What things in particular do you feel like you’ve been ‘searching’ for? He uses the word sin! And the word Spirit. Which I think are two kind of controversial, sensitive words here – and I think he tries to use those words sensitively. So that was refreshing. And the ‘grass-roots’ part of it. Christianity in Asia started at the grassroots, so why can’t we understand it at that level? Why do we need western enlightenment ways of thinking to analyse something happening organically on the ground? There’s no way you can purely use ‘head’ stuff to understand the movement – but he doesn’t just fall into constructing a kind of narrative of stories – he really constructs a theology.

Given the size/variety of Asia, do you think it’s possible to talk about ‘Asian theology’? I think that’s really hard. I don’t think it’s possible. Maybe not right now. I was reading this Korean feminist theologian recently, which was mostly a personal narrative, claiming to be ‘Asian feminist theology’. Rather than be overly ambitious and overly inclusive, say this is my ‘Korean American theology’ or ‘Chinese American theology’. Be honest with your limitations and speak for what you know.

Yale Divinity School is pretty much a white/black theology focus. Do you feel underrepresented? Yes. But I don’t think it’s necessarily automatically a bad thing. I came here expecting that. There are immigrants in this country, but also people who are forced here, who have a deeper, more painful history with this country. As immigrants we need to listen. We can assert ourselves by actively listening – something Asian Americans haven’t really done. So it doesn’t bother me – not so far! If I wanted to be around Asians I’d go to Fuller, you know? Laughs. But I didn’t. I’m here.

Is it frustrating to you that people try to stereotype you with an entire continent, which holds the majority of the world’s population? Yes. Thankfully that hasn’t happened at Yale as much as it has other places. I love when I used to tell people that I was Chinese and they’d say, “Oh, our neighbors are Chinese” or “Oh, my son’s girlfriend is Chinese” (yes, dear reader, ‘yellow fever’ is a Thing. Gross.) and I’d think: “Yeah, so is roughly ¼ of the world’s population!”

All the world’s major religions have come out of Asia. Is God Asian? Never really put much thought into that before!   Well He’s certainly not white! I believe God is beyond race…. Christ was Middle-Eastern. I’ve never seen Jesus as being a blonde dude. URGH. Or as an Asian dude.

Conversations and De-nom-nom-nom-inations

If I were choosing a denomination based on the free food available, the Episcopalians would be winning.

Not that it would be a fair contest, given that Yale Divinity School has more Episcopalians per square foot than London has pigeons. I think I had assumed that Episcopal worship would just be Anglicanism with an American accent, but I have been surprised by how (Episcop)alien (yeah, I’m really proud of that) it is to me in many ways – and this seems to be rooted in whether the Anglican church should be top-down or not in terms of its convictions on particular issues. No prizes for guessing which side of that debate my American brethren fall.

But this is all really a side-note, since, while I’m a cradle Anglican, I tend to treat Christian denominations like the pic n’ mix aisle of a sweet shop.
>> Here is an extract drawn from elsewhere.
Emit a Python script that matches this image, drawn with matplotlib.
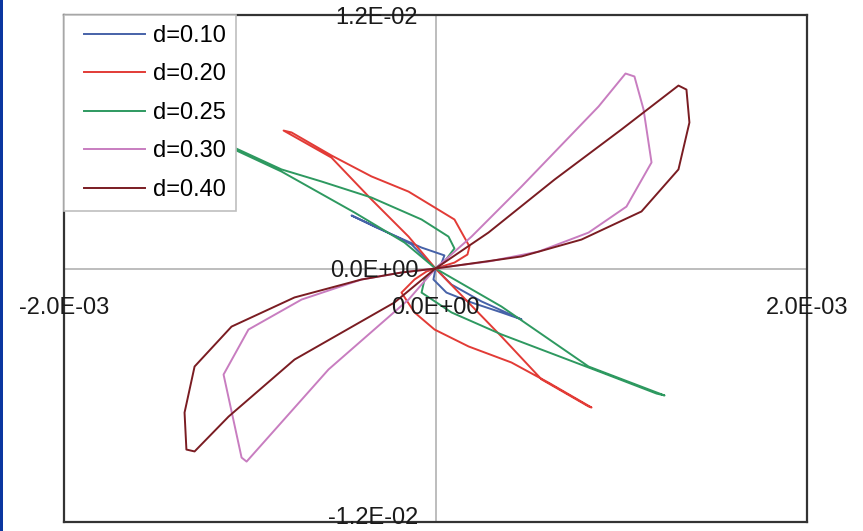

Moving on from my Episco-pals to my own denominational confusion, and how that has come to the fore while being Stateside.

Before moving to America, the most religiously distinctive thing about me was identifying myself as a ‘Christian’. I am well used to revealing that piece of information and receiving curiosity, confusion or contempt in return. The response I am ill-used to is “what denomination? Are you Anglican?” Erm. Bits of me are? I like a lot of Anglican practices. I like its broadness. I even have some Anglican friends…. As a baby I was baptized in an Anglican church. Does that make me Anglican? I haven’t regularly attended an Anglican church for about 5 years – and even before that my parents chose our church based on the church itself, rather than the denomination.
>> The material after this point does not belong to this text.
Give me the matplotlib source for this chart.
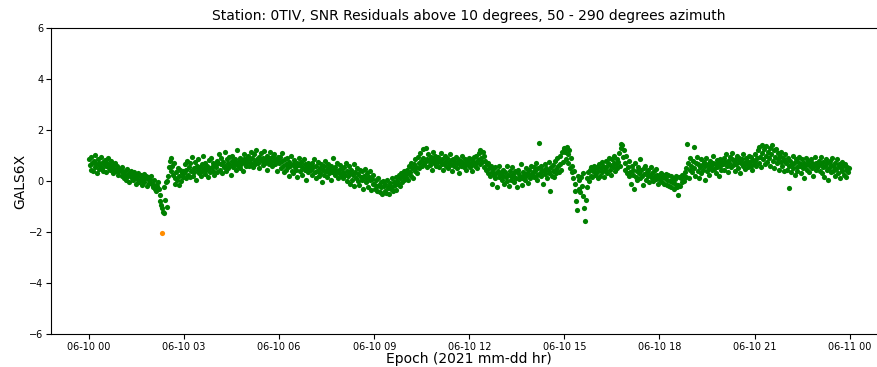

“So what kind of church did you go to?” “Well. I went to a Baptist church for a bit. But I’m not really ‘Baptist’. I went to a Lutheran church for a bit. But I’m not ‘Lutheran’ with a capital L. I think the Methodists have the best hymns. I think the Orthodox church has some of the most beautiful Trinitarian theology. I like churches that clap, I like churches that don’t, I like liturgy, I like good preaching, I want a really significant Eucharist, but I get incense headache, and a lot of the time I don’t want to go to church at all.”

Normally whichever poor sod bothered to ask has stopped listening by the time I get to ‘Lutheran’. I don’t have a neat answer to the question, because I’ve never really had to define myself by my denomination before.
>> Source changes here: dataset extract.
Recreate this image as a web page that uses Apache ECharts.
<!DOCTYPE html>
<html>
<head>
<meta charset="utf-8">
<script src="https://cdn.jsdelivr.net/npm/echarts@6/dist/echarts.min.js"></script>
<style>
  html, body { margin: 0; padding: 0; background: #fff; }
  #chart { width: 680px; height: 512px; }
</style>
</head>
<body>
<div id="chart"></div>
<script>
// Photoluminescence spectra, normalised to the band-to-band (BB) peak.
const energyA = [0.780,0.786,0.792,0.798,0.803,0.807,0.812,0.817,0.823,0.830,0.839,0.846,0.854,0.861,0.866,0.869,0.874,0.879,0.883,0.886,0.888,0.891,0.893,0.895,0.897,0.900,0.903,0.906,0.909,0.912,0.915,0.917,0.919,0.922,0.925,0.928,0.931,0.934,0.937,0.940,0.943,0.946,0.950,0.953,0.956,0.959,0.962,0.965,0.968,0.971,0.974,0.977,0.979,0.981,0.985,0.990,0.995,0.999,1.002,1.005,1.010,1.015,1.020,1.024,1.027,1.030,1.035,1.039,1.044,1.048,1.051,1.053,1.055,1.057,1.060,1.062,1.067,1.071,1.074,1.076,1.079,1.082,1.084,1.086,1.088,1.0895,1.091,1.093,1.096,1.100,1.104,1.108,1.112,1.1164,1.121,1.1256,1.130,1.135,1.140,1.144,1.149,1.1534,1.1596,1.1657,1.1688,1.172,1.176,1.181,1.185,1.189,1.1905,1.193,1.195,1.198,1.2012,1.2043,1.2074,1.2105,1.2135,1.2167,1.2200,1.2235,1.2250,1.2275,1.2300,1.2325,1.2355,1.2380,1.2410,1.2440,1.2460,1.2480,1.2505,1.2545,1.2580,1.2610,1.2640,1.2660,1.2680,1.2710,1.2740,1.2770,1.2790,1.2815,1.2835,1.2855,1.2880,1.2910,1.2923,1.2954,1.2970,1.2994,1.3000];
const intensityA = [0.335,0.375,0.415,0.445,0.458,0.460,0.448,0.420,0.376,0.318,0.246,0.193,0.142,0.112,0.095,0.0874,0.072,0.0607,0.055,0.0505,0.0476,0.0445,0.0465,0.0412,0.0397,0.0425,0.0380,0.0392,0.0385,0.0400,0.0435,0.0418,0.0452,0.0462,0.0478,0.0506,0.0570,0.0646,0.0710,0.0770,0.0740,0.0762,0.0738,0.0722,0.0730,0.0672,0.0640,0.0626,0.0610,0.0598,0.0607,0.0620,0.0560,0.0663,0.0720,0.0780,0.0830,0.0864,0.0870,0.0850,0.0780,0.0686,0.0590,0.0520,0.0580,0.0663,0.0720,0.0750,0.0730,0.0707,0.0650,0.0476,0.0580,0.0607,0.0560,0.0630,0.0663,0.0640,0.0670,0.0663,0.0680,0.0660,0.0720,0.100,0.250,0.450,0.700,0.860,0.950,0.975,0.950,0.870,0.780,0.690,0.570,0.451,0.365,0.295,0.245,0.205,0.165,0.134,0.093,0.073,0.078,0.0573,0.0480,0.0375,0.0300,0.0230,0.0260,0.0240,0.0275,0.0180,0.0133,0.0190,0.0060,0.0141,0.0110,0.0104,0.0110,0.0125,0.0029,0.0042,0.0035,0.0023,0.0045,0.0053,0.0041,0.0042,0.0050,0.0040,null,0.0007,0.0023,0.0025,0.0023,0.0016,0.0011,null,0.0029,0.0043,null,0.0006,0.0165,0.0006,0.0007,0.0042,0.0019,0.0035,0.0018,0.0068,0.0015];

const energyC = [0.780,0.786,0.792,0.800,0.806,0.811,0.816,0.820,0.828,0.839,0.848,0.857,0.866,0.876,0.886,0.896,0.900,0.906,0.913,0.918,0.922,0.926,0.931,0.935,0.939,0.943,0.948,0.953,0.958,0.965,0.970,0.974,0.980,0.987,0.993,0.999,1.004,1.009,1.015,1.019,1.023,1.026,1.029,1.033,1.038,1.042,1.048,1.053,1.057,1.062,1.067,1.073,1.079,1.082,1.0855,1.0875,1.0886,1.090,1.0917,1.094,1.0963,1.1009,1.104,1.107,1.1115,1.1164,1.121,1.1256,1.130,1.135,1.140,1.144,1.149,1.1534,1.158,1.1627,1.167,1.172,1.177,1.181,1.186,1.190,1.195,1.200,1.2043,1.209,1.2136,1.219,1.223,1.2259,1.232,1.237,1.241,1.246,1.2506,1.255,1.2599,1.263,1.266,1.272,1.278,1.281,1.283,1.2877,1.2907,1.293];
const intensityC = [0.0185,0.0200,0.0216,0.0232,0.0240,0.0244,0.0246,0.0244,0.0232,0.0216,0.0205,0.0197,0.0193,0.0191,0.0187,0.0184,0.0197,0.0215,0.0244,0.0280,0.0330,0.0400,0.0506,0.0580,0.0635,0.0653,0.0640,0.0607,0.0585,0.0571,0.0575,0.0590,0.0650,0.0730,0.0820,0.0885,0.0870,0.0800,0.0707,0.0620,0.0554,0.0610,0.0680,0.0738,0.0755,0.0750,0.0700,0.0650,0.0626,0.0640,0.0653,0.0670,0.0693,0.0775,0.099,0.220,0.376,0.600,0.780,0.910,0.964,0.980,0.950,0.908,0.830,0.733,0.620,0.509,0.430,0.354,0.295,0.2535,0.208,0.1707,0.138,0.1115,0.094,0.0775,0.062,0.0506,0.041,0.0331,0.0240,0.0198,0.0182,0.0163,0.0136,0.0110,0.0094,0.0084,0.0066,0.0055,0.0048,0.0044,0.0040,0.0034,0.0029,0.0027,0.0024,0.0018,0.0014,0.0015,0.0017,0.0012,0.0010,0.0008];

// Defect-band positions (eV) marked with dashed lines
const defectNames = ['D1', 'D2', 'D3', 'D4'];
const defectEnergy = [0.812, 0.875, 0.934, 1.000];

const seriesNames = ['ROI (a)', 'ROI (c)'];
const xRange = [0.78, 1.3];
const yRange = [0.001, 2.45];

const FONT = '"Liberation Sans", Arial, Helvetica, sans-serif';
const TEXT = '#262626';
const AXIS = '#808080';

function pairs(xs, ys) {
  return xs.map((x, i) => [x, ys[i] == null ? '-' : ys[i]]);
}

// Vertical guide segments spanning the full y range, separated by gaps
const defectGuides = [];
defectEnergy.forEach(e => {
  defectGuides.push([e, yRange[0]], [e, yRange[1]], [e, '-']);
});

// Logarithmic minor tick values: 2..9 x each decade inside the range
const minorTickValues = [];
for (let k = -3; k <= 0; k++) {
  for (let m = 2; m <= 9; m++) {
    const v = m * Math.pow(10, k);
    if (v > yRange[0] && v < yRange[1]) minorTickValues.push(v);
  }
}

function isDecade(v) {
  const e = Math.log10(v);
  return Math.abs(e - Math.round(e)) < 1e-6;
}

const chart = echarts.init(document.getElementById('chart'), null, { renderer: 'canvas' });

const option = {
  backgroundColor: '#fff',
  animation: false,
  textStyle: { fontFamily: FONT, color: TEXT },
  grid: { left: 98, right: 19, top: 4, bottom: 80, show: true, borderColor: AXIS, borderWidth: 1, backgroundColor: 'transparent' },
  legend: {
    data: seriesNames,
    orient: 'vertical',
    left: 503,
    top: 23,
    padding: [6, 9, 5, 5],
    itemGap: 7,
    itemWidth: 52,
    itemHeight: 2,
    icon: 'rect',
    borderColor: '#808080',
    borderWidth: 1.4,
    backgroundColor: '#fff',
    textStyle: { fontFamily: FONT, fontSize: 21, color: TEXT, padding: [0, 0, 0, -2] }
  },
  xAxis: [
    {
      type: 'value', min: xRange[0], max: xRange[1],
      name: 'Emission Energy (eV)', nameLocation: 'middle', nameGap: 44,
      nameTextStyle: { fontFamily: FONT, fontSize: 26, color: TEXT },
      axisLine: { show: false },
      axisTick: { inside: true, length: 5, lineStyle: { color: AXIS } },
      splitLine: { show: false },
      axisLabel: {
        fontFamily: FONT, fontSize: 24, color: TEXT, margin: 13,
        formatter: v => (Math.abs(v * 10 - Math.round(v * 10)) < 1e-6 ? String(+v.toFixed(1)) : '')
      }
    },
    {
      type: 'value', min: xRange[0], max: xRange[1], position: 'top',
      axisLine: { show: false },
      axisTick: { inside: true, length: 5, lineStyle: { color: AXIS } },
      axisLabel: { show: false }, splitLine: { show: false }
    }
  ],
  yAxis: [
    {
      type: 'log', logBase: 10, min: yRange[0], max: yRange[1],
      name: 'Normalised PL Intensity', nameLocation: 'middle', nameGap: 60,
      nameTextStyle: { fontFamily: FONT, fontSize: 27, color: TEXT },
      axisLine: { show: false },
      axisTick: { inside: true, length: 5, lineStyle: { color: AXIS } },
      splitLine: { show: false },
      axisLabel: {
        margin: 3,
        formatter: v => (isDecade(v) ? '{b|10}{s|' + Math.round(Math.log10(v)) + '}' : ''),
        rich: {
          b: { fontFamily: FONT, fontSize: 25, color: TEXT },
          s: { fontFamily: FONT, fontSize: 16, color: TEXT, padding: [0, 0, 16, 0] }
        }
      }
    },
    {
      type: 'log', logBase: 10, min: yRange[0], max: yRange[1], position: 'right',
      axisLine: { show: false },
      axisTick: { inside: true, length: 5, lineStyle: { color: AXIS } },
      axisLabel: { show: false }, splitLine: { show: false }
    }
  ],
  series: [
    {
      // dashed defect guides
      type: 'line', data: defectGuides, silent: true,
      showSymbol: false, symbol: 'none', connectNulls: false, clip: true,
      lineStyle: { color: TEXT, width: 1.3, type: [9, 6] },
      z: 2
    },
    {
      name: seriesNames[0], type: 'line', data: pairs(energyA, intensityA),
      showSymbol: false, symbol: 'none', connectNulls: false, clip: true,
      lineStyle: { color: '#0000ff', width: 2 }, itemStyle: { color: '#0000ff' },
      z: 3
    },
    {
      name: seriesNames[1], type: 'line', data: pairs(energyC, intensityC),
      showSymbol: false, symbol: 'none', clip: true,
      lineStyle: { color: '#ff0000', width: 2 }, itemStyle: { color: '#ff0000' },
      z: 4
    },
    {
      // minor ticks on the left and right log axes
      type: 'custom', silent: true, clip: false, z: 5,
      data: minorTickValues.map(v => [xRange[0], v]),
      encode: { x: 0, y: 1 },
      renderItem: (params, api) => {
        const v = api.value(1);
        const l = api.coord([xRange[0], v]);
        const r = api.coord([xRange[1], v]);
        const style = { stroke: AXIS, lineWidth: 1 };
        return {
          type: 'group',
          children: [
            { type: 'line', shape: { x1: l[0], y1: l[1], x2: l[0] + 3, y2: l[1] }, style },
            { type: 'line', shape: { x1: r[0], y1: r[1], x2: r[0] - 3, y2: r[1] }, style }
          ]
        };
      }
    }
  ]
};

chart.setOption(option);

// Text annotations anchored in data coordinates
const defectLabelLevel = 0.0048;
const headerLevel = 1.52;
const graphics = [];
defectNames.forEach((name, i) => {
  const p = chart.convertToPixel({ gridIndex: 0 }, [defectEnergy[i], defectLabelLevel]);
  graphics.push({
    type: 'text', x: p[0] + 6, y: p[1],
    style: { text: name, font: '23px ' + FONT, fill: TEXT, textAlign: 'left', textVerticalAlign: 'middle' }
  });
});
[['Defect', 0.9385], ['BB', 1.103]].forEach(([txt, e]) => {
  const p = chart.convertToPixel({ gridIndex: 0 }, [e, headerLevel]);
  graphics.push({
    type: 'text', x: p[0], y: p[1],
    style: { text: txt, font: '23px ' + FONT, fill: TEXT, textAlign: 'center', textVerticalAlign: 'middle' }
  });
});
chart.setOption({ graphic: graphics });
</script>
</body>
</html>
Which has raised an interesting question about the way we construct our religious identities. I can certainly see the draw (and the power) in constructing your religious identity around a particular denomination (or around words like ‘conservative’ or ‘liberal’ neither of which I feel comfortable using either), and, while my initial reaction to being asked to define my Christian faith by denomination made me feel irritated, I’m starting to wonder whether it’s quite an important identity when it comes to Joining in The Conversation. “What’s your faith perspective on this?” is so often a question that means “represent your ‘people’ for me”, and I don’t have a ‘people’, something I assumed would make it easier to dialog – but perhaps it doesn’t.

My sweeping generalization of the day: Americans like identity labels. They like stories of the self. This applies beyond faith identifiers – to race, sexuality, gender, political party, ethnic make-up, personality type…

Maybe this isn’t the restriction it feels like, but a way of helping people engage beyond messy personal emphasis. It’s certainly a different language, though, and one I’m trying to adapt to.